Activist filmmaker among 23 top students honored by CSU Trustees

Anaiis holding a directors clapboard

Anaiis Cisco uses film to tell the stories of marginalized people in America, and she just received the CSU Trustees' Award for Outstanding Achievement.

School of Cinema graduate student tells stories of marginalized people

San Francisco State University MFA student Anaiis Cisco said she remembers feeling isolated in her undergraduate film studies courses back in New York City, her hometown. There were no black filmmakers and very few black actors in the early films they studied, she said. What motivates her now is increasing the visibility of minorities on screen, and she plans to write and direct films about racial, ethnic and queer minorities in America.

Photo of Anaiis Cisco and President Les Wong

SF State President Les Wong and Anaiis Cisco pose together at the CSU Trustees' Award ceremony at the Office of the Chancellor in Long Beach, Calif.

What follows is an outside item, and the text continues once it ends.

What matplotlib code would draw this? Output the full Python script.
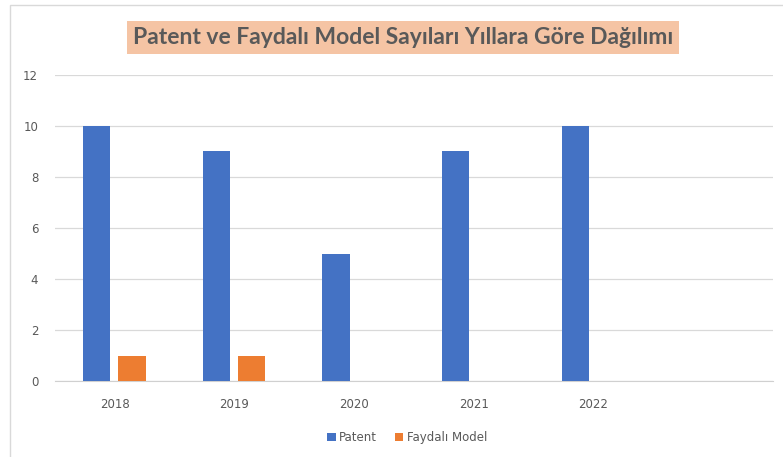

She’s already succeeding. Her first film, “Breathless,” was inspired by the life and death of Eric Garner, a New York City man who died in a chokehold while in police custody. “It’s a layered film that raises a lot of questions,” she said. “I want people to continue talking about this and not become desensitized to seeing black people murdered on and off screen.”

Cisco’s powerful work and commitment to inclusion played a part in her receiving the $6,000 California State University (CSU) Trustee Award for Outstanding Achievement. She's the first student in the creative arts at SF State to receive the award. There are 23 awardees in total, one for each campus, and it’s the CSU’s highest recognition of student achievement. The awards provide donor-funded scholarships to students who demonstrate superior academic performance, personal accomplishments, community service and financial need. Students receiving the awards have all demonstrated inspirational resolve along the path to college success.

After learning she was chosen to be the Trustee Board Chair Rebecca D. and James Eisen Scholar, the first person Cisco told was her grandmother, her biggest influence. Her 76-year-old grandmother educates companies about diversity, discrimination and inclusion in the workplace. “She has to create stories and scenarios in her presentations that will resonate. When she speaks people often feel compelled to come up to her afterwards to share microaggressions they experienced at work, or unconscious bias they encountered,” she said. “That’s been inspiring for me as person who wants to tell difficult stories as a filmmaker.”

When Cisco was 10 years old, her father died, which forced her mother to work two jobs while also attending graduate school. That’s when her grandmother stepped in to help with Cisco and her sisters. “She’s my number one support system,” she said. “We go through scripts together, and she proofs all my papers. She’s my best friend.”

“Breathless” is currently making the film festival circuit, and Cisco has partnered with organizations to screen it in minority communities, something she said she plans to continue doing in New York and the Bay Area. In the future, she plans to earn a doctorate in film studies, but right now she’s on to her next project – a gender-fluid lesbian slave narrative.